The most unforgettable product of this documentary period is the heartbreaking “Striking Worker, Murdered.” In it, a young man who had been on strike for workers’ rights lies prone, shot dead, with a horrifying amount of blood pouring out the back of his head in a stream running toward the viewer, drying in the dirt road. Light catches on blood pooling in his ear, while his vacant eyes are narrow slits — he’s just a kid. Besides the graphic nature of the shot, what’s most effective is the crispness of his white T-shirt tucked into his pants, the belt resting peacefully in the loops, a sharp contrast to the violence that preceded the picture.

Elsewhere, Bravo’s work is surreal and frequently humorous, as evidenced in pictures like “Parabola optica/Optical Parable,” “Dos pares de piernas/Two Pairs of Legs,” “Mattress” and especially “Bicycle in the Sky.” In it, a bicycle is attached to the side of a building (presumably at a bicycle repair shop). The photo strives to be a visual trick, featuring clouds prominently in the background — and sure, from one perspective it looks like a bike in the sky. But then … there’s a man on a ladder, ruining the effect. Still, the joke is realized in its own way.

In “The Dreamer,” a transient man sleeps on the sidewalk, his body turned up toward the sun, his hand tucked between his legs for comfort. He’s surrounded by hard surfaces: the sidewalk he sleeps on, the concrete wall behind him. The only soft elements are bits of grass at his feet and head — and the comfortable form his body takes in sleep. The power of the picture is in the contrast between the fragile, vulnerable human and his harsh environment. It’s an unforgiving world, the pictures tell us, but it’s frequently graceful, even magical and poetic.

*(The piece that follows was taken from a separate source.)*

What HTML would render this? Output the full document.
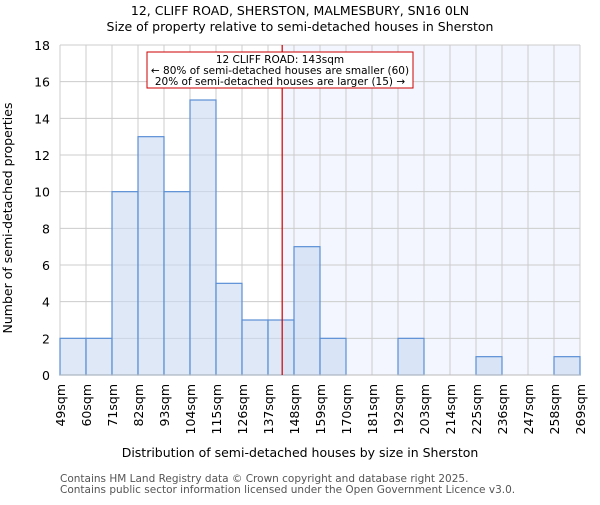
<!DOCTYPE html>
<html><head><meta charset="utf-8"><style>body{margin:0;background:#fff}svg text{font-family:"DejaVu Sans","Liberation Sans",sans-serif}</style></head><body>
<svg id="c" width="600" height="500" xmlns="http://www.w3.org/2000/svg">
<text x="300" y="15" text-anchor="middle" font-size="12.5">12, CLIFF ROAD, SHERSTON, MALMESBURY, SN16 0LN</text>
<text x="300" y="31" text-anchor="middle" font-size="12.5">Size of property relative to semi-detached houses in Sherston</text>
<g id="plot"></g>
<text x="300" y="457" text-anchor="middle" font-size="12.5">Distribution of semi-detached houses by size in Sherston</text>
<text x="12" y="218" text-anchor="middle" font-size="12.5" transform="rotate(-90 12 218)">Number of semi-detached properties</text>
<text x="60" y="482" font-size="10.5" fill="#555">Contains HM Land Registry data © Crown copyright and database right 2025.</text>
<text x="60" y="493" font-size="10.5" fill="#555">Contains public sector information licensed under the Open Government Licence v3.0.</text>
</svg>
<script>
const binEdges=[49,60,71,82,93,104,115,126,137,148,159,170,181,192,203,214,225,236,247,258,269];
const counts=[2,2,10,13,10,15,5,3,3,7,2,0,0,2,0,0,1,0,0,1];
const yTicks=[0,2,4,6,8,10,12,14,16,18];
const propertySize=143;
const X0=60,X1=580,Y0=375,Y1=45,xmin=49,xmax=269,ymax=18;
const sx=v=>X0+(v-xmin)/(xmax-xmin)*(X1-X0);
const sy=v=>Y0-v/ymax*(Y0-Y1);
const NS="http://www.w3.org/2000/svg";
const g=document.getElementById('plot');
function mk(t,a){const e=document.createElementNS(NS,t);for(const k in a)e.setAttribute(k,a[k]);g.appendChild(e);return e;}
const hl=mk('rect',{x:sx(propertySize),y:Y1,width:X1-sx(propertySize),height:Y0-Y1,fill:'#f3f6fe'});


binEdges.forEach(v=>{const l=mk('line',{x1:sx(v),x2:sx(v),y1:Y1,y2:Y0,stroke:'#cccccc'});

});
yTicks.forEach(v=>{const l=mk('line',{x1:X0,x2:X1,y1:sy(v),y2:sy(v),stroke:'#cccccc'});


const t=mk('text',{x:X0-10,y:sy(v)+5,'text-anchor':'end','font-size':12.5});t.textContent=v;

});
counts.forEach((c,i)=>{if(!c)return;const b=mk('rect',{x:sx(binEdges[i]),y:sy(c),width:sx(binEdges[i+1])-sx(binEdges[i]),height:Y0-sy(c),fill:'rgba(200,216,240,0.6)',stroke:'#5b8fd6','stroke-width':1.2});

});
binEdges.forEach(v=>{const x=sx(v)+5,y=384;const t=mk('text',{x:x,y:y,'text-anchor':'end','font-size':12.5,transform:`rotate(-90 ${x} ${y})`});t.textContent=v+'sqm';

});
const ax=mk('line',{x1:X0,x2:X1,y1:Y0,y2:Y0,stroke:'#bbbbbb'});


const rl=mk('line',{x1:sx(propertySize),x2:sx(propertySize),y1:Y1,y2:Y0,stroke:'#cc0000','stroke-width':1.2});


const bx=mk('rect',{x:147,y:52,width:266,height:36,fill:'#fff',stroke:'#cc0000'});


['12 CLIFF ROAD: 143sqm','← 80% of semi-detached houses are smaller (60)','20% of semi-detached houses are larger (15) →'].forEach((s,i)=>{const t=mk('text',{x:280,y:63+i*11,'text-anchor':'middle','font-size':10.5});t.textContent=s;

});
</script>
</body></html>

Bravo takes this idea further in one of his best-known photos, with the teasing and humorous title “The Good Reputation Sleeping.” A young woman lies on her back on a blanket, a hand behind her head, her feet and hands and part of her waist wrapped in bandages, her nubile body open and exposed. Oddly, several small cacti lie beside her, suggesting her vulnerability. But the model’s eyes are closed — she’s unfazed and confident — and the photo is powerful in its eroticism. Perhaps just as famous is the image in “Daydreaming,” where a young girl leans on a handrail, resting her chin forlornly in her hand, her expression falling somewhere between bored and thoughtful.

This portrait, like all of Bravo’s, gives the viewer a sense of peering into someone else’s soul.

Manuel Alvarez Bravo: Caja de Visiones/Box of Visions, Photography from the Collection of Mrs. Colette Alvarez Urbajtel, through June 2 at Belger Arts Center, 2100 Walnut, 816-474-3250.